-------- Dataset excerpt --------
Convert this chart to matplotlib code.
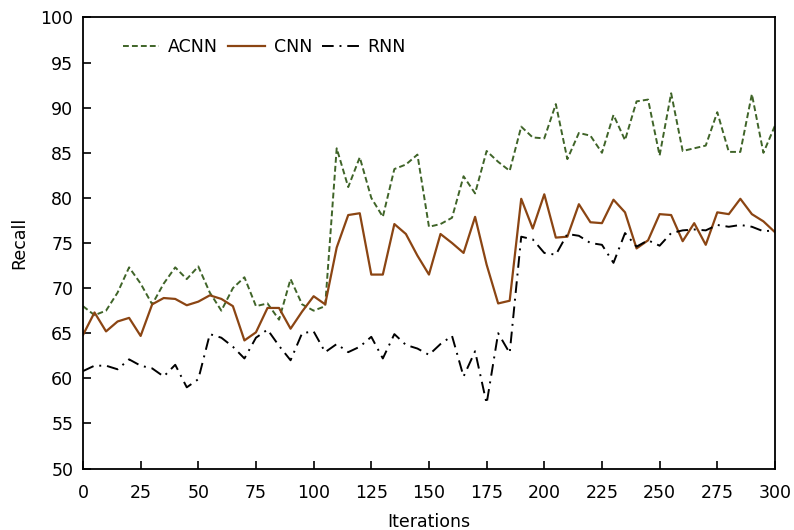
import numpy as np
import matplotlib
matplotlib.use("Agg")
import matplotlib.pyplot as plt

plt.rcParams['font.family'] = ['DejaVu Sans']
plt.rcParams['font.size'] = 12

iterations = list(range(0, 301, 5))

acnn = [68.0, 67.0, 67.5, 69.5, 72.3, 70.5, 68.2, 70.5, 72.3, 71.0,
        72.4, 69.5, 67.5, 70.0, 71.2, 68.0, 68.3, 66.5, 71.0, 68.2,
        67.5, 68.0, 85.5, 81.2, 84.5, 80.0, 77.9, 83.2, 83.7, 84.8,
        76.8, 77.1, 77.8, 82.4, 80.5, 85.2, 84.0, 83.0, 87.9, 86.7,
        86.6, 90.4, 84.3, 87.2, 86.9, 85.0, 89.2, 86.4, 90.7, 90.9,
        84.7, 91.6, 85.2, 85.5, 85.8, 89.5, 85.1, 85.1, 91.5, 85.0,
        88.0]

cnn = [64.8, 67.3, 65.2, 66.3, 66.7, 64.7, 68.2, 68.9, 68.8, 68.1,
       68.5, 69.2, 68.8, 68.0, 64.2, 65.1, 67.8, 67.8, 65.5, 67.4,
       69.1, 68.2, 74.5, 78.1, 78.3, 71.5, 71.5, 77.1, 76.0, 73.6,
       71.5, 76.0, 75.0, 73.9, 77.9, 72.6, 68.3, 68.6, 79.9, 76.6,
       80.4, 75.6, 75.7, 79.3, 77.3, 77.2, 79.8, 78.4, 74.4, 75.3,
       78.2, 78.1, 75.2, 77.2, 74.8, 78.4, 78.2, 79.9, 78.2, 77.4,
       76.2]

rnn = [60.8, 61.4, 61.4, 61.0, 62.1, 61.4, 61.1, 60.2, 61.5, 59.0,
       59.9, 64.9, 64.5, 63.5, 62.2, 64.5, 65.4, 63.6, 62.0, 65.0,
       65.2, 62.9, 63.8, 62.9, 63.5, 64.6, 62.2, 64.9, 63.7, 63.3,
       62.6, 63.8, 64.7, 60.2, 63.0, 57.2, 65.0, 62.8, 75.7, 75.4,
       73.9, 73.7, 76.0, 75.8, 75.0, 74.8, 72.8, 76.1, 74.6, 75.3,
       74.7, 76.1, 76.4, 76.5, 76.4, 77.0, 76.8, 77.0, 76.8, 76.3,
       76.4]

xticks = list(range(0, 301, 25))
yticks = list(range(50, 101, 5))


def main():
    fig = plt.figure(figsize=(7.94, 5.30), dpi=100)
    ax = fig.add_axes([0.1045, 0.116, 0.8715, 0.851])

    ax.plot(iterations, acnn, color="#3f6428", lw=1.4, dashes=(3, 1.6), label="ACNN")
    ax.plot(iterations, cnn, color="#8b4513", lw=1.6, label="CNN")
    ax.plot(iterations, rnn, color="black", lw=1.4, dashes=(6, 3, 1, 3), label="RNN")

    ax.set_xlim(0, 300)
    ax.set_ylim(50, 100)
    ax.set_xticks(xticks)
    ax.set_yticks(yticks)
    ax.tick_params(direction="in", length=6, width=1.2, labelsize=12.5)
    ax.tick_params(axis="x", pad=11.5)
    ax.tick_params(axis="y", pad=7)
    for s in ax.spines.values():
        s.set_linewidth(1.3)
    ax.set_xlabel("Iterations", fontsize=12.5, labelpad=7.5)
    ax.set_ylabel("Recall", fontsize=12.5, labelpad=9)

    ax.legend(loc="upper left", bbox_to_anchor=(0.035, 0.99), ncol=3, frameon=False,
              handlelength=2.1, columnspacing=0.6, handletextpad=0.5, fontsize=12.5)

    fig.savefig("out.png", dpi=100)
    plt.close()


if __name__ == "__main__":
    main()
--------
### What needs to be done
Return the whole listing, word for word, and leave out every picture.

### The solution
Convert this chart to matplotlib code.
import numpy as np
import matplotlib
matplotlib.use("Agg")
import matplotlib.pyplot as plt

plt.rcParams['font.family'] = ['DejaVu Sans']
plt.rcParams['font.size'] = 12

iterations = list(range(0, 301, 5))

acnn = [68.0, 67.0, 67.5, 69.5, 72.3, 70.5, 68.2, 70.5, 72.3, 71.0,
        72.4, 69.5, 67.5, 70.0, 71.2, 68.0, 68.3, 66.5, 71.0, 68.2,
        67.5, 68.0, 85.5, 81.2, 84.5, 80.0, 77.9, 83.2, 83.7, 84.8,
        76.8, 77.1, 77.8, 82.4, 80.5, 85.2, 84.0, 83.0, 87.9, 86.7,
        86.6, 90.4, 84.3, 87.2, 86.9, 85.0, 89.2, 86.4, 90.7, 90.9,
        84.7, 91.6, 85.2, 85.5, 85.8, 89.5, 85.1, 85.1, 91.5, 85.0,
        88.0]

cnn = [64.8, 67.3, 65.2, 66.3, 66.7, 64.7, 68.2, 68.9, 68.8, 68.1,
       68.5, 69.2, 68.8, 68.0, 64.2, 65.1, 67.8, 67.8, 65.5, 67.4,
       69.1, 68.2, 74.5, 78.1, 78.3, 71.5, 71.5, 77.1, 76.0, 73.6,
       71.5, 76.0, 75.0, 73.9, 77.9, 72.6, 68.3, 68.6, 79.9, 76.6,
       80.4, 75.6, 75.7, 79.3, 77.3, 77.2, 79.8, 78.4, 74.4, 75.3,
       78.2, 78.1, 75.2, 77.2, 74.8, 78.4, 78.2, 79.9, 78.2, 77.4,
       76.2]

rnn = [60.8, 61.4, 61.4, 61.0, 62.1, 61.4, 61.1, 60.2, 61.5, 59.0,
       59.9, 64.9, 64.5, 63.5, 62.2, 64.5, 65.4, 63.6, 62.0, 65.0,
       65.2, 62.9, 63.8, 62.9, 63.5, 64.6, 62.2, 64.9, 63.7, 63.3,
       62.6, 63.8, 64.7, 60.2, 63.0, 57.2, 65.0, 62.8, 75.7, 75.4,
       73.9, 73.7, 76.0, 75.8, 75.0, 74.8, 72.8, 76.1, 74.6, 75.3,
       74.7, 76.1, 76.4, 76.5, 76.4, 77.0, 76.8, 77.0, 76.8, 76.3,
       76.4]

xticks = list(range(0, 301, 25))
yticks = list(range(50, 101, 5))


def main():
    fig = plt.figure(figsize=(7.94, 5.30), dpi=100)
    ax = fig.add_axes([0.1045, 0.116, 0.8715, 0.851])

    ax.plot(iterations, acnn, color="#3f6428", lw=1.4, dashes=(3, 1.6), label="ACNN")
    ax.plot(iterations, cnn, color="#8b4513", lw=1.6, label="CNN")
    ax.plot(iterations, rnn, color="black", lw=1.4, dashes=(6, 3, 1, 3), label="RNN")

    ax.set_xlim(0, 300)
    ax.set_ylim(50, 100)
    ax.set_xticks(xticks)
    ax.set_yticks(yticks)
    ax.tick_params(direction="in", length=6, width=1.2, labelsize=12.5)
    ax.tick_params(axis="x", pad=11.5)
    ax.tick_params(axis="y", pad=7)
    for s in ax.spines.values():
        s.set_linewidth(1.3)
    ax.set_xlabel("Iterations", fontsize=12.5, labelpad=7.5)
    ax.set_ylabel("Recall", fontsize=12.5, labelpad=9)

    ax.legend(loc="upper left", bbox_to_anchor=(0.035, 0.99), ncol=3, frameon=False,
              handlelength=2.1, columnspacing=0.6, handletextpad=0.5, fontsize=12.5)

    fig.savefig("out.png", dpi=100)
    plt.close()


if __name__ == "__main__":
    main()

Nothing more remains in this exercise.